What to Know
Bananas in nooses were found Monday in three locations on American University's campus.
The racist displays were found the same day the first black woman to become student government president started in the role.
Hundreds of students began marching on campus Tuesday afternoon, urging administrators to take on-campus racism seriously.
Campus police have distributed two videos of the person suspected in a racially motivated hate crime on American University's campus.
The blurry video clips show someone walking on the empty campus. Campus police believe at least three bananas hung in nooses were placed on campus Monday between 3:45 a.m. and 4:10 a.m.
The person was wearing dark clothes and may have worn a mask or a hat, campus police said. The suspect walked from the quad to the Southside shuttle stop. They may have entered a light-colored sedan near Rockwood Parkway.
Anyone who recognizes the person is asked to call campus police at 202-885-2527 or submit an anonymous tip online.
Hundreds of students marched on the Washington, D.C. university's campus on Tuesday, a day after bananas hanging from nooses were found in multiple locations on campus.
Fists in the air, students walked out of a town hall the administration held on the school's campus. Students marched across campus chanting "Black lives matter" and "Hey, hey, ho, ho! That racist s--- has got to go."
Pressure is increasing on school administrators to respond to repeated racist acts.
Students marched to the registrar's office, asked for withdrawal forms and waved them in the air as a sign of protest.
"If our existence isn't valued on this campus, than we don't need to be here," student Ma'at Sargeant said.
Bananas marked with the letters "AKA," the abbreviation for Alpha Kappa Alpha, the historically black sorority, were found in three locations of the university's campus starting Monday morning.

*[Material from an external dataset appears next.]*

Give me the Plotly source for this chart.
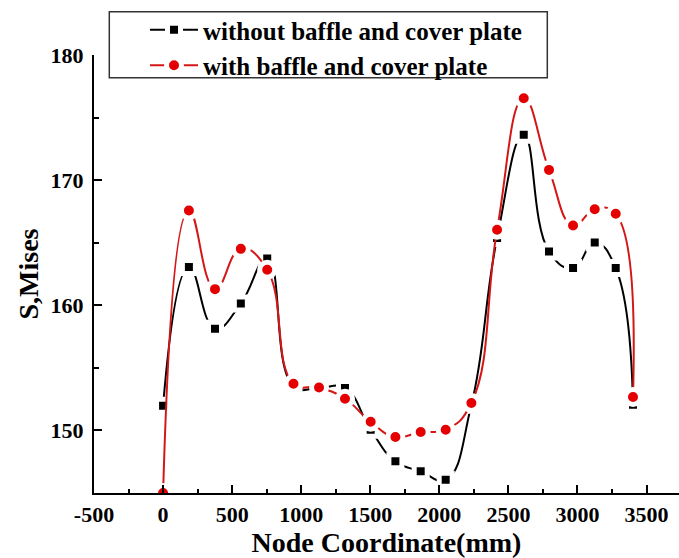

The racist displays were found on the same day student government president Taylor Dumpson, an AKA member, started the new position. She is the first black woman in the role.
In an email to students sent Tuesday morning, University President Dr. Neil Kerwin called the creation of the displays a hate crime.

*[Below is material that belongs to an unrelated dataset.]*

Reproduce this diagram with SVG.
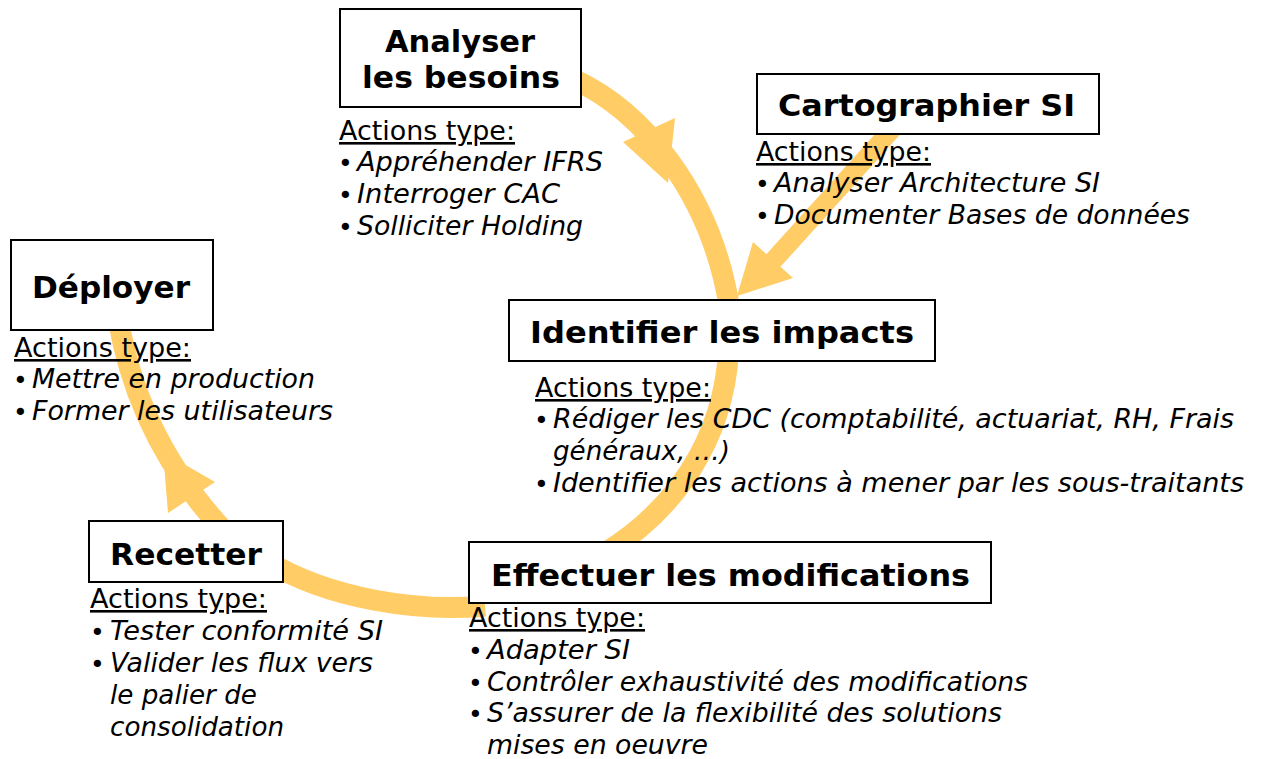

"American University remains committed to principles of diversity, inclusion, common courtesy and human dignity, and acts of bigotry only strengthen our resolve. Anyone who does not feel similarly does not belong here," the email said.
The 12 p.m. campus town hall had a standing-room-only crowd. Members of Kerwin's President's Council on Diversity and Inclusion (PCDI) were set to attend, according to an email he sent to students. Campus police and D.C. police were on hand.

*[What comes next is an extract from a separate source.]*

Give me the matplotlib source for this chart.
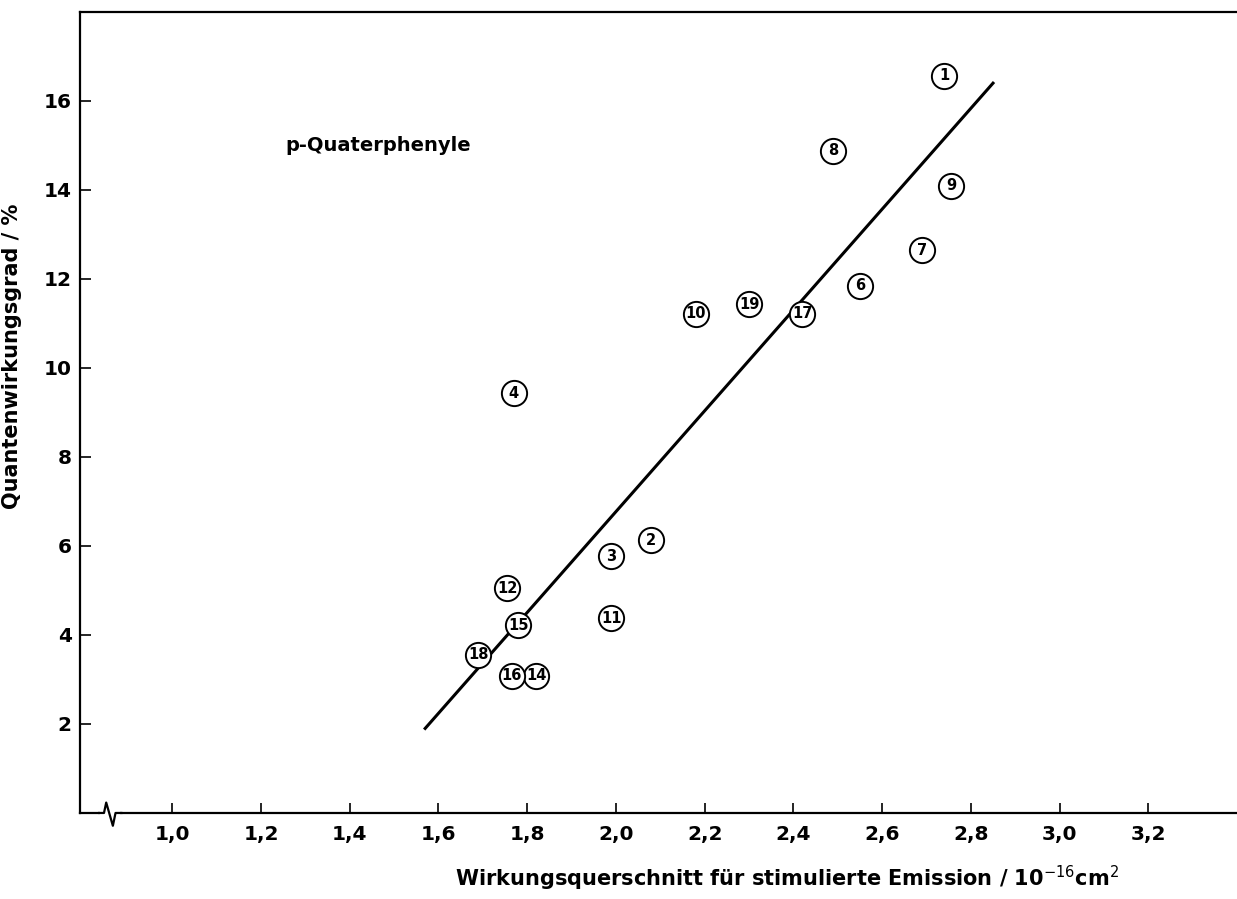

Dumpson, the new student government president, stood at the townhall and said she would have left the school if she had known she would face a racist threat.
"If you told me this three years ago, as a freshmen at this university, that I would become student government president and I would see bananas put on my campus, my university, that I pay to go to, that I put my hard-earned time into, that people would drag my organization into it as a slight to me because people didn’t have the courage to put my name on it -- if you had told me that then, I guarantee you that I would not have stayed at American University," she said.
Dumpson said administrators and student leaders need to "do more than just have conversations, but move in a direction towards more tangible solutions to prevent incidents like these from occurring in the future."
AKA's international president, Dorothy Buckhanan Wilson, said sorority sisters are dismayed by the racist acts.
"We are stunned. In 2017, to put a noose on a banana and the letters AKA -- we're clear about what that is," she said by phone.
In a letter to sorority sisters, Wilson urged school officials to investigate, discipline perpetrators and protect African Americans on campus.
"Alpha Kappa Alpha Sorority will not tolerate unwarranted attacks on our members or any member of our community -- physical, verbal or otherwise -- which interfere with their pursuit of higher education or their basic human rights," the letter said.
The university president condemned the messages of hate, saying in a message to students that the displays were a "crude and racially insensitive act of bigotry."
But some students said they want school officials to do more.
"I think we need more solidarity from the administration," sophomore Sammie Paul said Tuesday.
The bananas were found at a shuttle bus stop at Letts-Anderson Halls, in front of Mary Graydon Center and near the East Quad Building, school spokeswoman Camille Lepre said in an email to News4.
This is at least the third time in the past eight months that bananas have been used to harass African-American women on campus.
In September 2016, an African-American woman said a banana was thrown at her. Another African-American woman found a rotten banana and obscene drawings on her dorm room door that same month.
The PCDI will be available for one-on-one conversations with students in McDowell Hall at 6 p.m.
The school Department of Public Safety is investigating and reviewing surveillance video. They said they will continue to share more information and release photos as they become available.
Anyone with information is encouraged to call 202-885-2999 or visit the AUPD TIPS website. A reward of as much as $1,000 is offered.